Records with drawing code:
--- Start ---

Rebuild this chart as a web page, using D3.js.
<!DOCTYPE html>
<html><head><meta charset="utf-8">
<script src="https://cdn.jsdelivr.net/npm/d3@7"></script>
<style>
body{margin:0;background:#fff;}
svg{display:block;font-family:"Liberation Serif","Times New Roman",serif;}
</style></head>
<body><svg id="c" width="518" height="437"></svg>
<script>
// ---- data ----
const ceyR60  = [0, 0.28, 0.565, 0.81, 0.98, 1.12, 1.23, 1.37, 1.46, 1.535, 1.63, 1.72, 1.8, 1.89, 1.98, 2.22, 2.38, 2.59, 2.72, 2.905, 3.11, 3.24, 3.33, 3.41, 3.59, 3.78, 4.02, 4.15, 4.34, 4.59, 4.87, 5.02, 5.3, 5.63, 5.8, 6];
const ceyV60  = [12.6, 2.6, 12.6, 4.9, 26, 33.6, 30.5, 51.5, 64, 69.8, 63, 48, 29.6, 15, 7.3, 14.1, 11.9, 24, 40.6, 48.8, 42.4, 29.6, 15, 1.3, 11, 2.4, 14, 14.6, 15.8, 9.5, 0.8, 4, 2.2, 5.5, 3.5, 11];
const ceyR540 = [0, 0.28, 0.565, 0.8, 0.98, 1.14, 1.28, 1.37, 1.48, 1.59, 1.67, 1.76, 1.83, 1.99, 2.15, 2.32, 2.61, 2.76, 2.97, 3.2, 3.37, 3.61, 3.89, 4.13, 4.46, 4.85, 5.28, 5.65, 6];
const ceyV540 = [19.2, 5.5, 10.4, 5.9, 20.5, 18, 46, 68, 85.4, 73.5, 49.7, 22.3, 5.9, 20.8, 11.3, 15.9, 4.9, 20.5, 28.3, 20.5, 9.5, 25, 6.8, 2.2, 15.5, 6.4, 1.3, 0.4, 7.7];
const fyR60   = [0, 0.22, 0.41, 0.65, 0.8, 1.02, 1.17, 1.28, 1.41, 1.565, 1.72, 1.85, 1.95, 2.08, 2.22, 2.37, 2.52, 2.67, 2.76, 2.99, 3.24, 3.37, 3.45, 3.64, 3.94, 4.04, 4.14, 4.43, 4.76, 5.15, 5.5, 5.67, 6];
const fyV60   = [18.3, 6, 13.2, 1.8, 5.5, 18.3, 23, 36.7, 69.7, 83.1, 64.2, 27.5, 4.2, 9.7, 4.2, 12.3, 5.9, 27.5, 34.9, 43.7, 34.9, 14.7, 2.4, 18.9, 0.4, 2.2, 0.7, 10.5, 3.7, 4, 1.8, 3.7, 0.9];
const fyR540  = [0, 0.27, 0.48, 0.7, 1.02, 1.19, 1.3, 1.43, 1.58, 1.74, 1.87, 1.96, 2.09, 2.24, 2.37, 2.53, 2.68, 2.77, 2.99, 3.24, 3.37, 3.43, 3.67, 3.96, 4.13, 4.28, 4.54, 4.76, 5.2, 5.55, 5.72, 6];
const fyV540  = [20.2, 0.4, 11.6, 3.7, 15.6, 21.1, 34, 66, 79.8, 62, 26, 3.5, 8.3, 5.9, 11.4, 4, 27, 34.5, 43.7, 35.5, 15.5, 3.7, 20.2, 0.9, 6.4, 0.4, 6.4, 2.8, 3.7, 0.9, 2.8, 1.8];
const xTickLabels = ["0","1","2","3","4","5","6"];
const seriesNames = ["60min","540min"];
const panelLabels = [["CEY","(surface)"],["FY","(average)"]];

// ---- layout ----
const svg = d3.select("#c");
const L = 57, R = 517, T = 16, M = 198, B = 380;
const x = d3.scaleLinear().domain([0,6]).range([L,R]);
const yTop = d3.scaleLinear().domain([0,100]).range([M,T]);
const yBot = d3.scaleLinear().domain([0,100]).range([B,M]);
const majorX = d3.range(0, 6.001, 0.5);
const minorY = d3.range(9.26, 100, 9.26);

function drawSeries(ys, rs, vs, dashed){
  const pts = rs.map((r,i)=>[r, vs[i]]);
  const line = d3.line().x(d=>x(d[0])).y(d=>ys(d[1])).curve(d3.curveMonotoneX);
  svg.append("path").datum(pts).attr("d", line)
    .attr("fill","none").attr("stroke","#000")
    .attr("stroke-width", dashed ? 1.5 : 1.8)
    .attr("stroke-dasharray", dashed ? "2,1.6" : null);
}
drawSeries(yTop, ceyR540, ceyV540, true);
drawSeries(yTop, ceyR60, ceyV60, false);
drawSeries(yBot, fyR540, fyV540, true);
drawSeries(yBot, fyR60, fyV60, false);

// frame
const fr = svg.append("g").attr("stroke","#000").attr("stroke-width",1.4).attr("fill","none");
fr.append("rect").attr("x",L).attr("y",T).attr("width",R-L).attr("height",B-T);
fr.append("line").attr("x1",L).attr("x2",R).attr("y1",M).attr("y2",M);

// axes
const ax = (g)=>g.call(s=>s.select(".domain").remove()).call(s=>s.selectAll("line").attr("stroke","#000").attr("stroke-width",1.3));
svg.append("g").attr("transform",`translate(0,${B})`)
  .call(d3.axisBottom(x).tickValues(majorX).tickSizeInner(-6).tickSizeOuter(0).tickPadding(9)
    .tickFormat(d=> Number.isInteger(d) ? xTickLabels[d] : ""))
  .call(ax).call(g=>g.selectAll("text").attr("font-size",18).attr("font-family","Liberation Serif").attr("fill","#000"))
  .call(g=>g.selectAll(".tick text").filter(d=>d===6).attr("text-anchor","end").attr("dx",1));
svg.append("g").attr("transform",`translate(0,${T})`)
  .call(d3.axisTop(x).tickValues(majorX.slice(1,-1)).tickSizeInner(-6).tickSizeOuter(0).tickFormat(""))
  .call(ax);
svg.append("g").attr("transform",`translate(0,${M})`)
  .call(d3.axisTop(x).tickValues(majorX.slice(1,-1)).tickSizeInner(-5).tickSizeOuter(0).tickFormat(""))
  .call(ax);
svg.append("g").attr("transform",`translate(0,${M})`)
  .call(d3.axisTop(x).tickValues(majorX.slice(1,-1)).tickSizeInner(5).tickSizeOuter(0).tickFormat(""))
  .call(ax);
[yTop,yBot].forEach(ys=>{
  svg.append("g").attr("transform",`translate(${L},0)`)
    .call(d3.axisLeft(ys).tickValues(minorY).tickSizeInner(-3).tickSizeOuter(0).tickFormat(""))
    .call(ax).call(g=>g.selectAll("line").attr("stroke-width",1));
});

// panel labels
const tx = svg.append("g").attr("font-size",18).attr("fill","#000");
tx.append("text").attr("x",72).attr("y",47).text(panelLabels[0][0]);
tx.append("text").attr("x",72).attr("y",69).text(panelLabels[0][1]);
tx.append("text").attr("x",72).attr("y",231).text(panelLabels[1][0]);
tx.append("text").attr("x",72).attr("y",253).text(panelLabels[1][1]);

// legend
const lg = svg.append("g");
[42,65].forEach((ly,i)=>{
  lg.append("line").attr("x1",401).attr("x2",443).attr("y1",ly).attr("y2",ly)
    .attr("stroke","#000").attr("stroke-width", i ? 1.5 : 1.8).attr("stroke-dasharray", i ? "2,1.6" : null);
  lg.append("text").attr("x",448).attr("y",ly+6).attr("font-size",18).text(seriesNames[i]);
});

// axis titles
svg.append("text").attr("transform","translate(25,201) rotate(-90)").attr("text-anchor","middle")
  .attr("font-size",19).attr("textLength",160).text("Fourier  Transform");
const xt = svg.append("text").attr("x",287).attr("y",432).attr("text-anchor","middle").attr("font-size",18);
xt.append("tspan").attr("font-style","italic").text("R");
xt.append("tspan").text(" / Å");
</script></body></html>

--- End ---
--- Start ---

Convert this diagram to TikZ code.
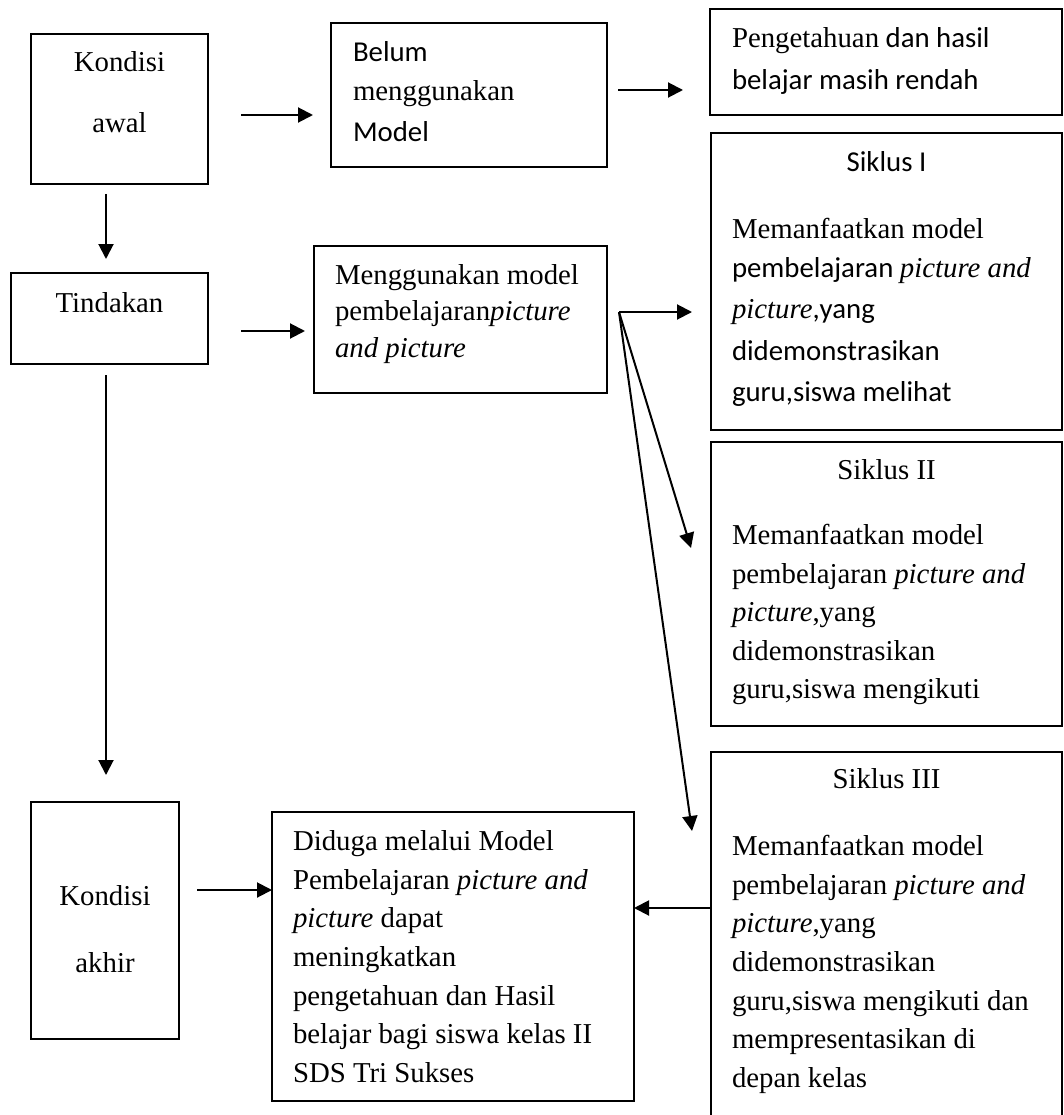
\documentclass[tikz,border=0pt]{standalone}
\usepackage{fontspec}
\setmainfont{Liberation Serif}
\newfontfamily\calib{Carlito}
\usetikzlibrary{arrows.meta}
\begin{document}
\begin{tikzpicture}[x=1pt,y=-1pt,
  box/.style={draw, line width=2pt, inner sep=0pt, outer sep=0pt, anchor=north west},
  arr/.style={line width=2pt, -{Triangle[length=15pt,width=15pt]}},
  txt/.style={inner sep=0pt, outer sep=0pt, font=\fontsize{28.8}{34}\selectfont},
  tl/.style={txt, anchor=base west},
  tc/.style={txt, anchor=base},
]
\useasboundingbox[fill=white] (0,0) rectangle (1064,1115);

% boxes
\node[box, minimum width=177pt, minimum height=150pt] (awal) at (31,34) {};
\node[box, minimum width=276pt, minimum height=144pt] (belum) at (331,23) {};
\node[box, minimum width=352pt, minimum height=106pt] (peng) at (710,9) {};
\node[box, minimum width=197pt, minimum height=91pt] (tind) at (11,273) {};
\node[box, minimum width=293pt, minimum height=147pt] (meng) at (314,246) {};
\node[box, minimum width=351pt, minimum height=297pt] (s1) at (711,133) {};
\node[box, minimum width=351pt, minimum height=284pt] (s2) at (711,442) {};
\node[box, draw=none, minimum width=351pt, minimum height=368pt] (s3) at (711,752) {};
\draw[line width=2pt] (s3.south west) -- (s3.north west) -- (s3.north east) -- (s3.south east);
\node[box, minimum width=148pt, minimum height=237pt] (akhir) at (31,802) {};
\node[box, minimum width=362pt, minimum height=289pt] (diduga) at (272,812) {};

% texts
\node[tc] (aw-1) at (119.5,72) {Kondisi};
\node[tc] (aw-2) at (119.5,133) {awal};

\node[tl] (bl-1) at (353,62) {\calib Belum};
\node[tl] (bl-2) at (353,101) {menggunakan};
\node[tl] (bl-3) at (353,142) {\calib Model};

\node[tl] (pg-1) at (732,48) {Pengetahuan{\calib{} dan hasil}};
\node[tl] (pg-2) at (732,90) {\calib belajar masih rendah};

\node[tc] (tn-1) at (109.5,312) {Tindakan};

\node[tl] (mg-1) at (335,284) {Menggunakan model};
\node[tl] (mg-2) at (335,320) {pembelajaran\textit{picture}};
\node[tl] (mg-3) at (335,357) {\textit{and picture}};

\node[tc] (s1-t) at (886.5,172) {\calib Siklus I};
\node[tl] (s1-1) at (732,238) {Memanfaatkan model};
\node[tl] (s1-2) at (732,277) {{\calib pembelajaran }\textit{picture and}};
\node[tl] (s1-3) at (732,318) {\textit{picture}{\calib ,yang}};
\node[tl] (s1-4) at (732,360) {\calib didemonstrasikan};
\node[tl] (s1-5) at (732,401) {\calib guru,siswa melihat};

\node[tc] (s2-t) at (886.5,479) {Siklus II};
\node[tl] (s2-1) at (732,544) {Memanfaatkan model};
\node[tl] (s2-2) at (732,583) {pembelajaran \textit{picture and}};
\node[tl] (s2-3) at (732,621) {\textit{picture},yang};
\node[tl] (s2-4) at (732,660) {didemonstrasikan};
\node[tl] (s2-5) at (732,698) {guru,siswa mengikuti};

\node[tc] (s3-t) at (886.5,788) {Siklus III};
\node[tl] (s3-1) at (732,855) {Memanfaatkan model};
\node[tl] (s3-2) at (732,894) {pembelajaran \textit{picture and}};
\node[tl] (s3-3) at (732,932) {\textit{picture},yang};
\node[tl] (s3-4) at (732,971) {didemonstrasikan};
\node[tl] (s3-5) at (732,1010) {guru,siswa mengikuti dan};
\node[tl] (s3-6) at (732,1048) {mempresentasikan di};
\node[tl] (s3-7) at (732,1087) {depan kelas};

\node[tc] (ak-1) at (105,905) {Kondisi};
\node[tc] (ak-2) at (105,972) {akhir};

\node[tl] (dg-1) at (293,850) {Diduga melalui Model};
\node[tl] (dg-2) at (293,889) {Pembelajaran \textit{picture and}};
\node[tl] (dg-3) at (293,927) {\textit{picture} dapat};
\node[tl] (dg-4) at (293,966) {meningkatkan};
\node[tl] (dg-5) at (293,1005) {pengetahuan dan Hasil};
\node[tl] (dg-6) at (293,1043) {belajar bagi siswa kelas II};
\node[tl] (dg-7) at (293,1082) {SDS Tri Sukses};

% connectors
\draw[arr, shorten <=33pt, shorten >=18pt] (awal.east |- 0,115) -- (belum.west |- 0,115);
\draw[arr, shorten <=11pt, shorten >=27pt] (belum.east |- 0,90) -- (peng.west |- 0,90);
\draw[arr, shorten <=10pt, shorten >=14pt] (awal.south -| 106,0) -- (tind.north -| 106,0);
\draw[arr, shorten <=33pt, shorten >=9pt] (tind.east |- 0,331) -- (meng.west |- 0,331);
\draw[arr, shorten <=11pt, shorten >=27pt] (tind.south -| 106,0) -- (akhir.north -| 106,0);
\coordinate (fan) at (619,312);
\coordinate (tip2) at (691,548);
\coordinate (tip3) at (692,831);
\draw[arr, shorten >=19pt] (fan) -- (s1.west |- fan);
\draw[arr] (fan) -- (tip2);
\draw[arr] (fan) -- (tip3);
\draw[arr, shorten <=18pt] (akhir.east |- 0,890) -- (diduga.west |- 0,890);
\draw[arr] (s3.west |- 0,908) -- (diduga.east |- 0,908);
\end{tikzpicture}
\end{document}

--- End ---

Task objective:
Only the lines between the one with "Convert this diagram to TikZ code." and the one with "(0,0) rectangle (1064,1115);", those two included, get copied from the material above. Keep it exact and free of pictures.

Output:
Convert this diagram to TikZ code.
\documentclass[tikz,border=0pt]{standalone}
\usepackage{fontspec}
\setmainfont{Liberation Serif}
\newfontfamily\calib{Carlito}
\usetikzlibrary{arrows.meta}
\begin{document}
\begin{tikzpicture}[x=1pt,y=-1pt,
  box/.style={draw, line width=2pt, inner sep=0pt, outer sep=0pt, anchor=north west},
  arr/.style={line width=2pt, -{Triangle[length=15pt,width=15pt]}},
  txt/.style={inner sep=0pt, outer sep=0pt, font=\fontsize{28.8}{34}\selectfont},
  tl/.style={txt, anchor=base west},
  tc/.style={txt, anchor=base},
]
\useasboundingbox[fill=white] (0,0) rectangle (1064,1115);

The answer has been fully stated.